Никогда еще и нигде декреты и лозунги не были способны радикально изменить положение вещей и ход событий. Новые ценности утверждались лишь при условии их поддержки достаточно мощными социальными силами. Однако в середине 80-х гг. социальный кризис был столь глубок, что призыв к реформе тотчас нашел отклик в чаяниях «низов», выношенных в течение двух предшествующих десятилетий. Наряду с этим призыв к реформе вызвал и бурю недовольства и сопротивления, вынудившую сторонников перемен, и прежде всего Горбачева, постоянно приспосабливать свои программы к требованиям и специфическому ритму движения, определявшимся диалектикой реформирования, а также инициированным освобожденной прессой «разнобоем» в рецептах решения социальных и национальных проблем. Начатое движение становилось все более и более трудно удерживать в первоначально намеченных границах. По мере того как процессы обновления ускорялись и приобретали размах и глубину, «архитектор перестройки» превращался в подмастерье, бессильного эффективно управлять ходом событий и постоянно вынужденного более или менее ловко лавировать между приверженцами реформ и сторонниками возврата к старому.
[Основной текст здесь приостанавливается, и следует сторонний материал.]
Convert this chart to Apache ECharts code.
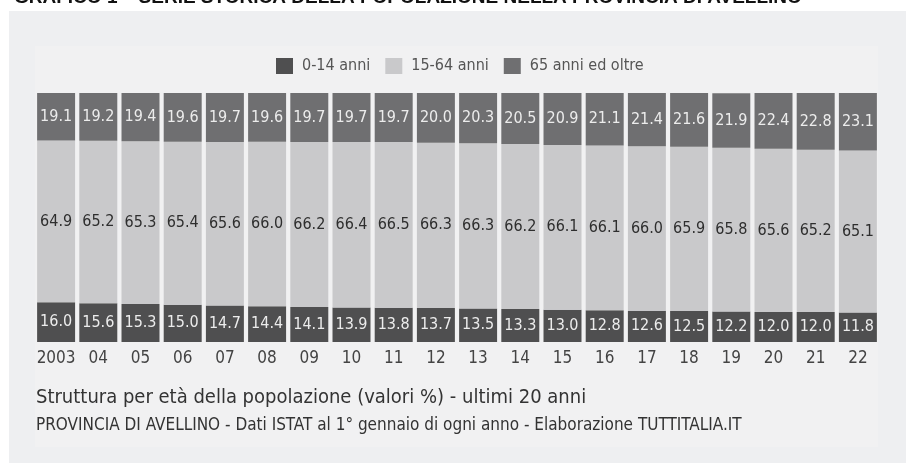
<!DOCTYPE html>
<html>
<head>
<meta charset="utf-8">
<script src="https://cdn.jsdelivr.net/npm/echarts@6/dist/echarts.min.js"></script>
<style>
html,body{margin:0;padding:0;background:#ffffff;}
#chart{width:906px;height:463px;}
</style>
</head>
<body>
<div id="chart"></div>
<script>
var years = ['2003','04','05','06','07','08','09','10','11','12','13','14','15','16','17','18','19','20','21','22'];
var young = [16.0,15.6,15.3,15.0,14.7,14.4,14.1,13.9,13.8,13.7,13.5,13.3,13.0,12.8,12.6,12.5,12.2,12.0,12.0,11.8];
var adult = [64.9,65.2,65.3,65.4,65.6,66.0,66.2,66.4,66.5,66.3,66.3,66.2,66.1,66.1,66.0,65.9,65.8,65.6,65.2,65.1];
var old = [19.1,19.2,19.4,19.6,19.7,19.6,19.7,19.7,19.7,20.0,20.3,20.5,20.9,21.1,21.4,21.6,21.9,22.4,22.8,23.1];
var seriesNames = ['0-14 anni','15-64 anni','65 anni ed oltre'];

var FONT = '"Liberation Sans Narrow","DejaVu Sans Condensed","Roboto Condensed","Liberation Sans",Arial,sans-serif';

var chart = echarts.init(document.getElementById('chart'), null, {renderer:'canvas'});

function fmt(p){ return p.value.toFixed(1); }

var option = {
  backgroundColor: 'transparent',
  animation: false,
  graphic: [
    {type:'rect', z:-10, shape:{x:9,y:11,width:897,height:452}, style:{fill:'#eeeff1'}},
    {type:'rect', z:-9, shape:{x:35,y:46,width:843,height:401}, style:{fill:'#f1f1f2'}},
    {type:'text', x:14, y:-12, style:{text:'GRAFICO 1 – SERIE STORICA DELLA POPOLAZIONE NELLA PROVINCIA DI AVELLINO', fill:'#111', font:'bold 19px "Liberation Sans",Arial,sans-serif', verticalAlign:'top', align:'left'}},
    {type:'text', left:36, top:388, style:{text:'Struttura per età della popolazione (valori %) - ultimi 20 anni', fill:'#333', font:'20px ' + FONT}},
    {type:'text', left:36, top:417, style:{text:'PROVINCIA DI AVELLINO - Dati ISTAT al 1° gennaio di ogni anno - Elaborazione TUTTITALIA.IT', fill:'#333', font:'17px ' + FONT}}
  ],
  legend: {
    data: seriesNames,
    left: 271,
    top: 53,
    itemWidth: 17,
    itemHeight: 16,
    itemGap: 15,
    icon: 'rect',
    textStyle: {color:'#555', fontSize:16, fontFamily:FONT, padding:[0,0,0,4]}
  },
  grid: {left:35, right:27, top:93, bottom:121, containLabel:false},
  xAxis: {
    type:'category',
    data: years,
    axisLine:{show:false},
    axisTick:{show:false},
    axisLabel:{color:'#444', fontSize:17, fontFamily:FONT, margin:8, interval:0}
  },
  yAxis: {
    type:'value', min:0, max:100,
    show:false
  },
  series: [
    {name:seriesNames[0], type:'bar', stack:'a', data:young, barCategoryGap:'10%',
     itemStyle:{color:'#4f4f50'},
     label:{show:true, position:'inside', formatter:fmt, color:'#ececec', fontSize:16, fontFamily:FONT}},
    {name:seriesNames[1], type:'bar', stack:'a', data:adult,
     itemStyle:{color:'#c9c9cb'},
     label:{show:true, position:'inside', formatter:fmt, color:'#2e2e2e', fontSize:16, fontFamily:FONT}},
    {name:seriesNames[2], type:'bar', stack:'a', data:old,
     itemStyle:{color:'#6f6f71'},
     label:{show:true, position:'inside', formatter:fmt, color:'#ececec', fontSize:16, fontFamily:FONT}}
  ]
};
chart.setOption(option);
</script>
</body>
</html>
Понемногу — но особенно заметно с 1990 г. — отказываясь от сколько-нибудь целостной, определенной и решительной программы реформ, Горбачев был вынужден, несмотря на международное признание его исторической роли вдохновителя перестройки, уступать власть тому, кто, на ходу вскочив на поезд истории, сегодня (в конце 1991 г.) в глазах очень многих предстает «добрым гением», последним, способным предотвратить наступление экономического хаоса и государственного распада, — избранному президентом России Б.Ельцину.